Public works building to bring safety, efficiency to West Jordan

Mar 29, 2017 10:09AM ● By Tori La Rue

Public Work Director Wendell Rigby speaks at the groundbreaking ceremony for West Jordan’s new public works facility on Feb. 16. (West Jordan City)

By Tori La Rue | [email protected]

The groundbreaking for a new $26.5 million public works building on Feb. 16 was a “manifestation of hope” for Justin Rayl and other public works employees, Rayl said.

“When I was hired on in ‘99, we had already outgrown the building at that point,” he said. “We talked about the need for a new design for almost a decade, and it’s like this is the hope saying we can move forward.”

Until construction is finished on the new public works facility at 7960 S. 4000 West in approximately 14 months, Rayl and dozens of other public works employees will continue to provide utilities to more than 28,000 homes and businesses, clean 160 miles of storm drain line, maintain 328 miles of sewer line and sweep 860 lane miles of roadway using the old building as their primary hub. That hub was built in 1986 when the city had a population of around 35,500, about one-third of today’s 110,000.

“We don’t spend that much time in the building, but my equipment needs a place to reside that is properly adequate for its needs, and we don’t have that,” said Rayl, the wastewater operations supervisor. “I can’t meet the needs of a growing city now, but this new facility and will really make that possible.”

Rayl and nearly 50 other public works employees celebrated the new building by taking part in the groundbreaking ceremony. Only 19 participants lifted the dirt with shovels in the ceremony, but other employees, all smiles—even in the below-freezing temperatures—gathered behind them to pose for city photographs.

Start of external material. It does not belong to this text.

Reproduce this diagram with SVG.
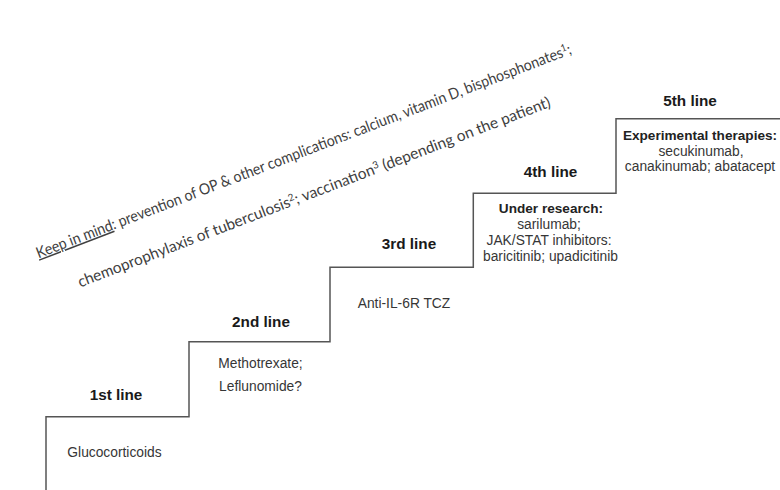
<svg xmlns="http://www.w3.org/2000/svg" width="780" height="490" viewBox="0 0 780 490">
<style>
.lbl{font-family:"Liberation Sans",Arial,sans-serif;font-weight:bold;font-size:15.3px;fill:#1a1a1a;text-anchor:middle}
.txt{font-family:"Liberation Sans",Arial,sans-serif;font-size:13.8px;fill:#363636;text-anchor:middle}
.txtb{font-family:"Liberation Sans",Arial,sans-serif;font-size:13.6px;font-weight:bold;fill:#222;text-anchor:middle}
.note{font-family:Lato,"Open Sans",sans-serif;font-size:15.5px;fill:#404040;text-anchor:middle}
.sup{font-size:10px}
.stair{fill:none;stroke:#555;stroke-width:1.5}
</style>
<rect width="780" height="490" fill="#fff"/>
<g id="connectors">
<path class="stair" d="M46,490 V416.7 H189 V341.7 H330 V267.3 H473.3 V193.3 H616 V118.7 H780"/>
</g>
<g id="step1">
<text class="lbl" x="116" y="400">1st line</text>
<text class="txt" x="114.5" y="457">Glucocorticoids</text>
</g>
<g id="step2">
<text class="lbl" x="261" y="327">2nd line</text>
<text class="txt" x="260.5" y="368">Methotrexate;</text>
<text class="txt" x="260.5" y="391">Leflunomide?</text>
</g>
<g id="step3">
<text class="lbl" x="409" y="249">3rd line</text>
<text class="txt" x="404" y="308">Anti-IL-6R TCZ</text>
</g>
<g id="step4">
<text class="lbl" x="550.5" y="177">4th line</text>
<text class="txtb" x="551" y="213">Under research:</text>
<text class="txt" x="549" y="229">sarilumab;</text>
<text class="txt" x="549" y="245">JAK/STAT inhibitors:</text>
<text class="txt" x="550.5" y="261">baricitinib; upadicitinib</text>
</g>
<g id="step5">
<text class="lbl" x="690" y="106">5th line</text>
<text class="txtb" x="700" y="140">Experimental therapies:</text>
<text class="txt" x="701" y="155.5">secukinumab,</text>
<text class="txt" x="700" y="171">canakinumab; abatacept</text>
</g>
<g id="keep-in-mind" transform="translate(305.5,156) rotate(-21)">
<text class="note" x="0" y="0" textLength="572" lengthAdjust="spacingAndGlyphs"><tspan text-decoration="underline">Keep in mind</tspan>: prevention of OP &amp; other complications: calcium, vitamin D, bisphosphonates<tspan class="sup" dy="-5">1</tspan><tspan dy="5">;</tspan></text>
<text class="note" x="-5" y="42" textLength="505" lengthAdjust="spacingAndGlyphs">chemoprophylaxis of tuberculosis<tspan class="sup" dy="-5">2</tspan><tspan dy="5">; vaccination</tspan><tspan class="sup" dy="-5">3</tspan><tspan dy="5"> (depending on the patient)</tspan></text>
</g>
</svg>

Public Works director Wendell Rigby said residents might not understand the need for the new building because they don’t see how public operates from day to day, but he assured those present at the groundbreaking ceremony that the new facility was long overdue and would enable the employees to be more efficient in their work that affects all West Jordan residents.

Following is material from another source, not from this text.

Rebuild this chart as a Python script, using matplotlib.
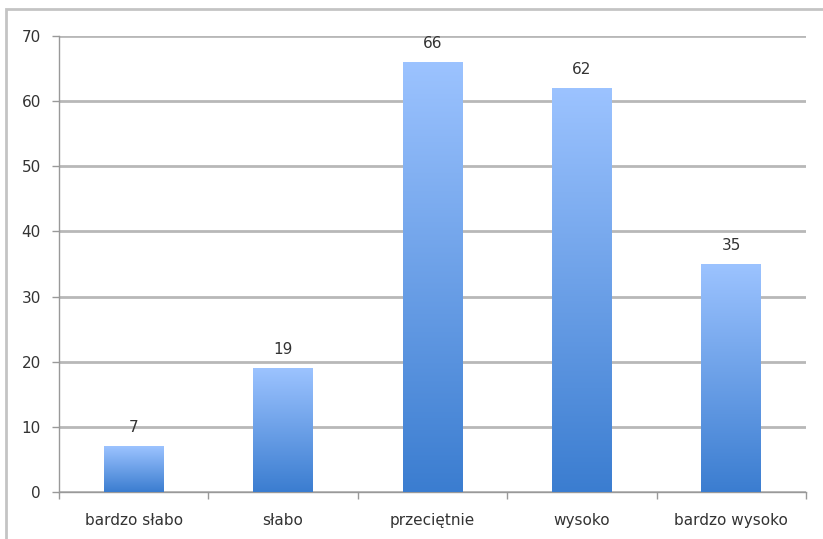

Public works is responsible for storing and maintaining 450 vehicles, including street sweepers, vacuum trucks, plow trucks, police vehicles, fire trucks and other automobiles.

“I am amazed at how the staff is able to park (the vehicles) in the building,” Rigby said. “They back them around and pull them in between all these supports. I am surprised we don’t have more damage to the vehicles.”

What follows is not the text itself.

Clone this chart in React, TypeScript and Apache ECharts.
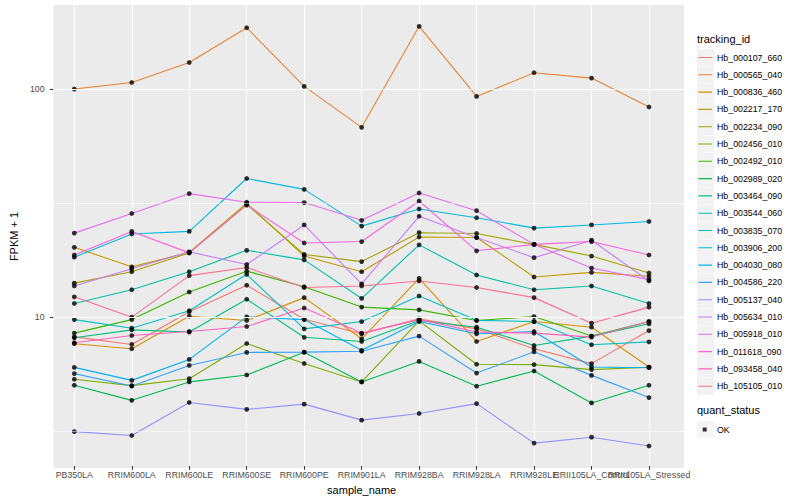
import React, { useEffect, useRef } from "react";
import * as echarts from "echarts";

// ---- data ----
const sampleNames = [
  "PB350LA", "RRIM600LA", "RRIM600LE", "RRIM600SE", "RRIM600PE", "RRIM901LA",
  "RRIM928BA", "RRIM928LA", "RRIM928LE", "RRII105LA_Control", "RRII105LA_Stressed",
];

const trackingIds = [
  "Hb_000107_660", "Hb_000565_040", "Hb_000836_460", "Hb_002217_170", "Hb_002234_090",
  "Hb_002456_010", "Hb_002492_010", "Hb_002989_020", "Hb_003464_090", "Hb_003544_060",
  "Hb_003835_070", "Hb_003906_200", "Hb_004030_080", "Hb_004586_220", "Hb_005137_040",
  "Hb_005634_010", "Hb_005918_010", "Hb_011618_090", "Hb_093458_040", "Hb_105105_010",
];

const quantStatus = ["OK"];
const yTickValues = [10, 100];
const yMinorValues = [3.1623, 31.623];

// FPKM + 1 per tracking id, in sample order
const hb000107_660 = [8.06, 7.46, 10.4, 13.6, 9.64, 8.31, 9.67, 8.74, 7.14, 6.14, 8.59];
const hb000565_040 = [99.7, 106.6, 130.5, 185.8, 102.4, 67.6, 188.5, 92.5, 117.6, 111.4, 83.1];
const hb000836_460 = [7.51, 7.14, 9.94, 9.51, 12.0, 7.9, 14.6, 7.69, 9.41, 8.89, 5.93];
const hb002217_170 = [20.0, 16.4, 19.0, 31.3, 18.3, 15.6, 22.2, 22.1, 14.8, 15.5, 14.9];
const hb002234_090 = [13.9, 15.6, 18.9, 30.9, 18.6, 17.3, 23.2, 23.0, 20.6, 18.3, 15.4];
const hb002456_010 = [5.24, 4.91, 5.27, 7.53, 6.15, 5.1, 9.48, 6.1, 6.08, 5.78, 5.92];
const hb002492_010 = [8.37, 9.6, 12.7, 15.7, 13.4, 10.9, 10.6, 9.51, 9.9, 8.12, 9.41];
const hb002989_020 = [4.93, 4.23, 5.1, 5.47, 6.89, 5.1, 6.28, 4.88, 5.7, 4.12, 4.93];
const hb003464_090 = [7.98, 8.65, 8.46, 11.8, 8.02, 7.69, 9.51, 8.89, 7.38, 8.12, 9.2];
const hb003544_060 = [11.3, 13.0, 15.6, 19.4, 17.6, 11.9, 20.5, 15.1, 13.0, 13.5, 11.3];
const hb003835_070 = [9.6, 8.8, 10.5, 15.2, 8.74, 9.41, 12.2, 9.53, 9.41, 7.44, 7.66];
const hb003906_200 = [18.1, 22.9, 23.5, 40.2, 36.0, 24.8, 29.5, 27.0, 24.3, 25.1, 26.0];
const hb004030_080 = [5.91, 5.18, 6.41, 9.87, 9.6, 7.03, 9.41, 8.31, 8.51, 5.93, 5.89];
const hb004586_220 = [5.55, 4.89, 6.03, 6.88, 6.9, 6.96, 8.12, 5.58, 6.92, 5.45, 4.35];
const hb005137_040 = [3.08, 2.96, 4.14, 3.86, 4.07, 3.46, 3.7, 4.09, 2.74, 2.91, 2.66];
const hb005634_010 = [13.5, 16.1, 19.1, 16.8, 25.1, 13.8, 27.4, 22.1, 18.0, 21.5, 14.2];
const hb005918_010 = [23.1, 28.2, 34.5, 31.6, 31.5, 26.3, 34.7, 29.0, 20.6, 16.2, 14.4];
const hb011618_090 = [18.5, 23.5, 18.9, 30.7, 20.9, 21.2, 32.0, 19.3, 20.6, 21.2, 18.5];
const hb093458_040 = [7.59, 8.17, 8.51, 8.95, 10.8, 8.37, 9.6, 8.46, 8.37, 8.04, 9.41];
const hb105105_010 = [12.1, 9.84, 15.0, 16.3, 13.3, 13.5, 14.2, 13.3, 12.0, 9.26, 10.9];

const seriesValues = [
  hb000107_660, hb000565_040, hb000836_460, hb002217_170, hb002234_090,
  hb002456_010, hb002492_010, hb002989_020, hb003464_090, hb003544_060,
  hb003835_070, hb003906_200, hb004030_080, hb004586_220, hb005137_040,
  hb005634_010, hb005918_010, hb011618_090, hb093458_040, hb105105_010,
];

// ---- styles ----
const palette = [
  "#F8766D", "#EA8331", "#D89000", "#C09B00", "#A3A500", "#7CAE00", "#39B600",
  "#00BB4E", "#00BF7D", "#00C1A3", "#00BFC4", "#00BAE0", "#00B0F6", "#35A2FF",
  "#9590FF", "#C77CFF", "#E76BF3", "#FA62DB", "#FF62BC", "#FF6C91",
];

const FONT = "Liberation Sans, Arial, Helvetica, sans-serif";
const LINE_ICON =
  "path://M0,0h0.01v0.01h-0.01z M1.3,7.95h13.7v1.1h-13.7z M14.99,16.99h0.01v0.01h-0.01z";
const DOT_ICON =
  "path://M0,0h0.01v0.01h-0.01z M5.7,6.5h4v4h-4z M14.99,16.99h0.01v0.01h-0.01z";

const Y_MIN = 2.17;
const Y_MAX = 234;

export default function App() {
  const ref = useRef<HTMLDivElement>(null);

  useEffect(() => {
    if (!ref.current) return;
    const chart = echarts.init(ref.current, undefined, { renderer: "svg" });

    const lineSeries = trackingIds.map((name, i) => ({
      name,
      type: "line",
      xAxisIndex: 0,
      yAxisIndex: 1,
      data: seriesValues[i],
      symbol: "none",
      showSymbol: false,
      silent: true,
      z: 2,
      lineStyle: { color: palette[i], width: 1.1 },
      itemStyle: { color: palette[i] },
    }));

    const pointData: [number, number][] = [];
    seriesValues.forEach((vals) => vals.forEach((v, j) => pointData.push([j, v])));

    const gridLineStyle = (w: number) => ({ color: "#FFFFFF", width: w, type: "solid" });
    const keyBoxLegend = (top: number, names: string[], gap: number) => ({
      orient: "vertical",
      left: 697,
      top,
      padding: 0,
      itemWidth: 17,
      itemHeight: 17,
      itemGap: gap,
      selectedMode: false,
      z: 3,
      itemStyle: { borderWidth: 0 },
      formatter: () => "",
      textStyle: { fontSize: 8.8, fontFamily: FONT },
      data: names.map((name) => ({ name, icon: "rect", itemStyle: { color: "#F2F2F2", borderWidth: 0 } })),
    });

    const option: any = {
      animation: false,
      backgroundColor: "#FFFFFF",
      textStyle: { fontFamily: FONT },
      title: [
        {
          text: "tracking_id",
          left: 697,
          top: 33.5,
          padding: 0,
          textStyle: { fontSize: 11, fontWeight: "normal", color: "#000000", fontFamily: FONT },
        },
        {
          text: "quant_status",
          left: 697,
          top: 404.5,
          padding: 0,
          textStyle: { fontSize: 11, fontWeight: "normal", color: "#000000", fontFamily: FONT },
        },
      ],
      grid: [
        { left: 40, right: 116, top: 5, bottom: 32, show: true, backgroundColor: "#EBEBEB", borderWidth: 0, z: -1 },
        { left: 74.3, right: 151, top: 5, bottom: 32, show: false },
      ],
      xAxis: [
        {
          gridIndex: 1,
          type: "category",
          data: sampleNames,
          boundaryGap: false,
          axisLine: { show: false },
          axisTick: { show: true, interval: 0, length: 3.7, lineStyle: { color: "#333333", width: 1.07 } },
          axisLabel: { interval: 0, color: "#4D4D4D", fontSize: 8.8, margin: 4, fontFamily: FONT },
          splitLine: { show: true, interval: 0, lineStyle: gridLineStyle(1.07) },
          name: "sample_name",
          nameLocation: "middle",
          nameGap: 13.5,
          nameTextStyle: { color: "#000000", fontSize: 11, fontFamily: FONT },
        },
        { gridIndex: 0, type: "value", min: 0, max: 1, show: false },
      ],
      yAxis: [
        {
          gridIndex: 0,
          type: "log",
          logBase: 10,
          min: Y_MIN,
          max: Y_MAX,
          axisLine: { show: false },
          axisTick: { show: true, length: 3.7, customValues: yTickValues, lineStyle: { color: "#333333", width: 1.07 } },
          axisLabel: { customValues: yTickValues, color: "#4D4D4D", fontSize: 8.8, margin: 9, fontFamily: FONT },
          splitLine: { show: false },
          minorSplitLine: { show: false },
          name: "FPKM + 1",
          nameLocation: "middle",
          nameGap: 22,
          nameTextStyle: { color: "#000000", fontSize: 11, fontFamily: FONT },
        },
        { gridIndex: 1, type: "log", logBase: 10, min: Y_MIN, max: Y_MAX, show: false },
      ],
      legend: [
        keyBoxLegend(49, trackingIds, 0.3),
        {
          orient: "vertical",
          left: 697,
          top: 49,
          padding: 0,
          itemWidth: 15,
          itemHeight: 17,
          itemGap: 0.3,
          selectedMode: false,
          z: 4,
          itemStyle: { borderWidth: 0 },
          textStyle: { color: "#000000", fontSize: 8.8, fontFamily: FONT },
          data: trackingIds.map((name, i) => ({ name, icon: LINE_ICON, itemStyle: { color: palette[i], borderWidth: 0 } })),
        },
        keyBoxLegend(421, quantStatus, 0.3),
        {
          orient: "vertical",
          left: 697,
          top: 421,
          padding: 0,
          itemWidth: 15,
          itemHeight: 17,
          selectedMode: false,
          z: 4,
          itemStyle: { borderWidth: 0 },
          textStyle: { color: "#000000", fontSize: 8.8, fontFamily: FONT },
          data: quantStatus.map((name) => ({ name, icon: DOT_ICON, itemStyle: { color: "#000000", borderWidth: 0 } })),
        },
      ],
      series: [
        {
          name: "__grid",
          type: "line",
          xAxisIndex: 1,
          yAxisIndex: 0,
          data: [[0, 10], [1, 10]],
          symbol: "none",
          silent: true,
          z: 1,
          lineStyle: { opacity: 0, width: 0 },
          markLine: {
            silent: true,
            symbol: "none",
            animation: false,
            label: { show: false },
            data: [
              ...yTickValues.map((v) => ({ yAxis: v, lineStyle: gridLineStyle(1.07) })),
              ...yMinorValues.map((v) => ({ yAxis: v, lineStyle: gridLineStyle(0.53) })),
            ],
          },
        },
        ...lineSeries,
        {
          name: quantStatus[0],
          type: "scatter",
          xAxisIndex: 0,
          yAxisIndex: 1,
          data: pointData,
          symbol: "circle",
          symbolSize: 4.8,
          silent: true,
          z: 3,
          itemStyle: { color: "#000000" },
        },
      ],
    };

    chart.setOption(option);
    return () => chart.dispose();
  }, []);

  return (
    <div
      ref={ref}
      style={{ position: "fixed", left: 0, top: 0, width: 800, height: 500, background: "#FFFFFF" }}
    />
  );
}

Within the past two years, city officials have spent more than $3.65 million to purchase city vehicles and an additional $713,00 on police vehicle rentals. The new public works building will provide more room and practical parking space to accommodate the new fleet. This will allow public works employees to respond to snowstorms, waterline breaks or other pressing matters more quickly, Mayor Kim Rolfe said.

The new facility is being built on the site of the old facility, and the 10 acres of city-owned land that’s adjacent and to the north, bringing the full site of the facility up to 17 acres. The old building will remain operational while the new building is under construction.

The city council selected this site because it was the cheapest real estate option.

The 10 acres to the north used to contain two soccer fields as part of the West Jordan Youth Soccer Complex. The parks department is opening two fields that were intended to be closed for maintenance to allow the same amount of soccer to be played within the city. City leaders eventually plan to create more soccer fields at Ron Wood Park.

In addition to having inadequate space, the old building presents daily safety and sanitation hazards. In his remarks at the groundbreaking ceremony, Rigby mentioned the current facility’s unstable equipment, roof leaks, little space for salt storage, poor ventilation and nesting area for birds.

“Although we have tried to keep the pigeon population down, they seem to always find a place to live, and so they drop their eggs and feathers and other things on the floors and on some of the employees,” he said. “The current building is well-used, but it is time to build a new building.”

The building has two components: the $15 million main building, and $11.5 million accessory structures, including salt storage and a dump station, and is designed to last 50 years.
Hogan Construction and JRCA Architects are working with the city to complete the project.